* [EXERCISE BRIEF]: Would you return the run of lines that starts at the one with "Write the matplotlib code for this chart." and ends at the one with "labelspacing=1.25, handlelength=1.2)", ends included, exactly as written and without the images?

* [RECORD EXCERPTS]:
※ ※ ※

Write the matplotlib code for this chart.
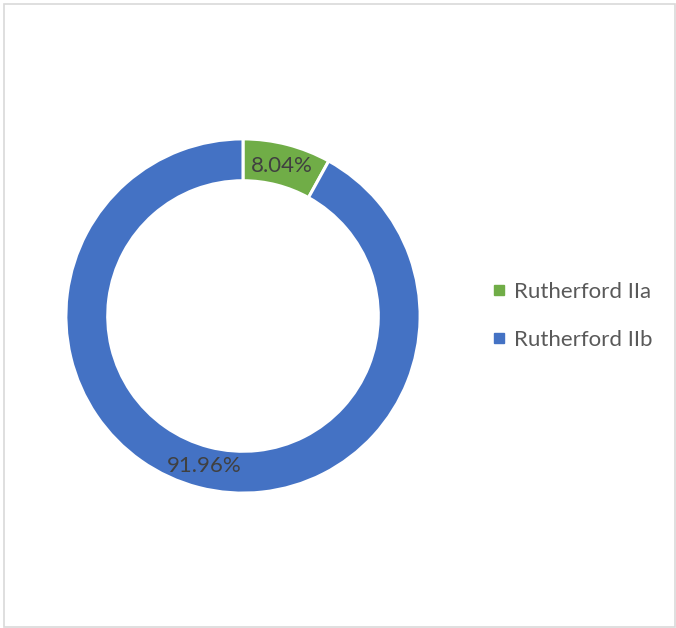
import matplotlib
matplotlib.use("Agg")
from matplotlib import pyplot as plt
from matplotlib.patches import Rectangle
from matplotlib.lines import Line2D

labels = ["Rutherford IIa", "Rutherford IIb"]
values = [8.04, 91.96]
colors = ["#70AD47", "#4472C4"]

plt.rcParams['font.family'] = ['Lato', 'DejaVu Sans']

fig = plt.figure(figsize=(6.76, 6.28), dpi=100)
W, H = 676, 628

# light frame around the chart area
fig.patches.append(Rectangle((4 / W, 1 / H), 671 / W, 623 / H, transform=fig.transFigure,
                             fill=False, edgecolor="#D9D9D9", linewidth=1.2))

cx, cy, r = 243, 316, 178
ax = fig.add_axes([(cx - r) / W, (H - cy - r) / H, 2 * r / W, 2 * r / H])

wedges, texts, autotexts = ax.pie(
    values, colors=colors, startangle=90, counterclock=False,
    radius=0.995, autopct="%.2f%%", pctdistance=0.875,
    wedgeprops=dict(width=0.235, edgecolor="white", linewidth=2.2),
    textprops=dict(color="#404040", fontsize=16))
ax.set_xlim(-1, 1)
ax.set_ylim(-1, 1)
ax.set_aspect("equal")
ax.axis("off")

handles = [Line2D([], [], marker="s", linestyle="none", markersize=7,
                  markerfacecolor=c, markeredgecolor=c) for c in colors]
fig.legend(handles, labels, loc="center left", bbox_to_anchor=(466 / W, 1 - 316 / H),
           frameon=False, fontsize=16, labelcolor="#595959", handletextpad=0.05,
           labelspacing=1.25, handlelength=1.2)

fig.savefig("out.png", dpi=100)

※ ※ ※

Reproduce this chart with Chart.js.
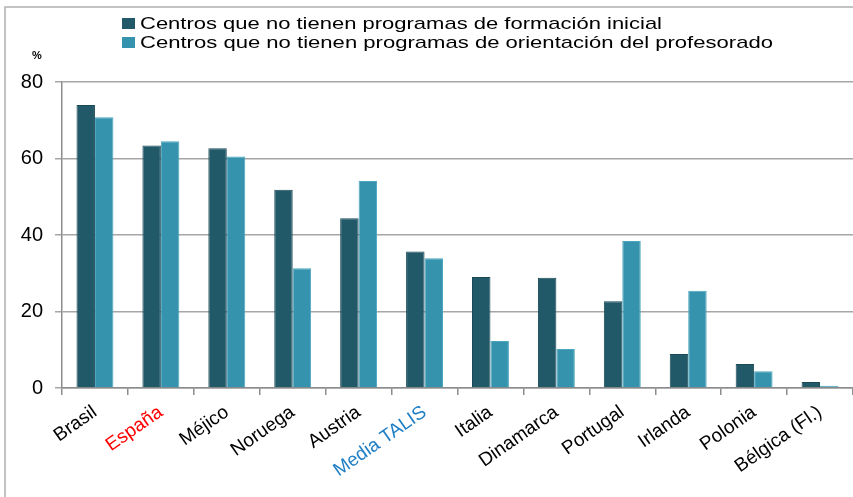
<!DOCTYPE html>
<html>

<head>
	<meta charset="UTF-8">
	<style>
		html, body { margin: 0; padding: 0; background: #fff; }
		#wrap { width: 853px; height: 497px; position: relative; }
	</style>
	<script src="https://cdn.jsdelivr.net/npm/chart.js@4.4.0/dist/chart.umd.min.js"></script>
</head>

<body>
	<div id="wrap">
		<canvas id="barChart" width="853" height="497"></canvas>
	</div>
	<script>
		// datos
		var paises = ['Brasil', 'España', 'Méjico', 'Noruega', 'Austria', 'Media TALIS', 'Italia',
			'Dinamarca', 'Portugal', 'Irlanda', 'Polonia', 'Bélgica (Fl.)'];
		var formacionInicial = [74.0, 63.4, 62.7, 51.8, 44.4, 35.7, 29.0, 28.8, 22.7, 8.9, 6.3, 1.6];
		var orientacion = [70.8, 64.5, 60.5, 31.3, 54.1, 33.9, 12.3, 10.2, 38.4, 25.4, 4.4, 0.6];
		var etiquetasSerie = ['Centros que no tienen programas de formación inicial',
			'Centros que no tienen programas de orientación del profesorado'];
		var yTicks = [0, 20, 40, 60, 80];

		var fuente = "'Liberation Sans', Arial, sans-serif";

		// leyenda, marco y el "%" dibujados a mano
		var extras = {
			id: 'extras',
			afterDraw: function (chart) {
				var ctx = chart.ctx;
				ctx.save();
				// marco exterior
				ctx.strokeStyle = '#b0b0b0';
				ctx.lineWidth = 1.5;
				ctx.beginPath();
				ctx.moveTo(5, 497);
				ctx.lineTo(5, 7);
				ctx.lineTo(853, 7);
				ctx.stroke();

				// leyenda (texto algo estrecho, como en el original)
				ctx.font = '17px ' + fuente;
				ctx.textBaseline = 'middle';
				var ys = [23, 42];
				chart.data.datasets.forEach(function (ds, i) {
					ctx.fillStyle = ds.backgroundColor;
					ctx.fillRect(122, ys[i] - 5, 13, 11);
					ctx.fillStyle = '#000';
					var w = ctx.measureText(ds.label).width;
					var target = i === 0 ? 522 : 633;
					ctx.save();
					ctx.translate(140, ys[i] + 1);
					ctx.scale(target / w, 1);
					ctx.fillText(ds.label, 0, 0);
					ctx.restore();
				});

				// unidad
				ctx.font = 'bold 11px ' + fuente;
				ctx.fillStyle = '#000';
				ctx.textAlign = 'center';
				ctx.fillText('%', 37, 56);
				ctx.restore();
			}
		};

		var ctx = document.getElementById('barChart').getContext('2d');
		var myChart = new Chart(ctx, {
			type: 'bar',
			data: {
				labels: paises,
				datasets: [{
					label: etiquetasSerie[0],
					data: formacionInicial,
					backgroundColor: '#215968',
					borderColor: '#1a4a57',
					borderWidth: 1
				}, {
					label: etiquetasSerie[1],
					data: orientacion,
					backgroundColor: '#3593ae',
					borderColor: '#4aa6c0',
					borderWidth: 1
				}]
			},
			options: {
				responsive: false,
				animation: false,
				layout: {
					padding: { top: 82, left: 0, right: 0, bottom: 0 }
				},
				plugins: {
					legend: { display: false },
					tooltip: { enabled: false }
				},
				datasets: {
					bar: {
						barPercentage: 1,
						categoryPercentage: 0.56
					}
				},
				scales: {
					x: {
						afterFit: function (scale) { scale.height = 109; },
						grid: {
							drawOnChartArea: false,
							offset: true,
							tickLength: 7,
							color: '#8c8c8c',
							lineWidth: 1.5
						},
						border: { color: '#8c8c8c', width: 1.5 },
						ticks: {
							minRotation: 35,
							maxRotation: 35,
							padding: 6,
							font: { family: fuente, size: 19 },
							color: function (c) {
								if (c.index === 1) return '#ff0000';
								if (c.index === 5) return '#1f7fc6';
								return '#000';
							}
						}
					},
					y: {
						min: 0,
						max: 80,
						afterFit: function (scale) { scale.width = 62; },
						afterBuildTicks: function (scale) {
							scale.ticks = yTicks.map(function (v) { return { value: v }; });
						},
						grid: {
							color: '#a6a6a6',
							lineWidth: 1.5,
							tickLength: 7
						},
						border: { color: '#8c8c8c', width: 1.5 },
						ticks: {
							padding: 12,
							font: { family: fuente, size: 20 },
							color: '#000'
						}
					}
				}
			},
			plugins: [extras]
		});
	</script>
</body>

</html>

※ ※ ※

* [REPLY]:
Write the matplotlib code for this chart.
import matplotlib
matplotlib.use("Agg")
from matplotlib import pyplot as plt
from matplotlib.patches import Rectangle
from matplotlib.lines import Line2D

labels = ["Rutherford IIa", "Rutherford IIb"]
values = [8.04, 91.96]
colors = ["#70AD47", "#4472C4"]

plt.rcParams['font.family'] = ['Lato', 'DejaVu Sans']

fig = plt.figure(figsize=(6.76, 6.28), dpi=100)
W, H = 676, 628

# light frame around the chart area
fig.patches.append(Rectangle((4 / W, 1 / H), 671 / W, 623 / H, transform=fig.transFigure,
                             fill=False, edgecolor="#D9D9D9", linewidth=1.2))

cx, cy, r = 243, 316, 178
ax = fig.add_axes([(cx - r) / W, (H - cy - r) / H, 2 * r / W, 2 * r / H])

wedges, texts, autotexts = ax.pie(
    values, colors=colors, startangle=90, counterclock=False,
    radius=0.995, autopct="%.2f%%", pctdistance=0.875,
    wedgeprops=dict(width=0.235, edgecolor="white", linewidth=2.2),
    textprops=dict(color="#404040", fontsize=16))
ax.set_xlim(-1, 1)
ax.set_ylim(-1, 1)
ax.set_aspect("equal")
ax.axis("off")

handles = [Line2D([], [], marker="s", linestyle="none", markersize=7,
                  markerfacecolor=c, markeredgecolor=c) for c in colors]
fig.legend(handles, labels, loc="center left", bbox_to_anchor=(466 / W, 1 - 316 / H),
           frameon=False, fontsize=16, labelcolor="#595959", handletextpad=0.05,
           labelspacing=1.25, handlelength=1.2)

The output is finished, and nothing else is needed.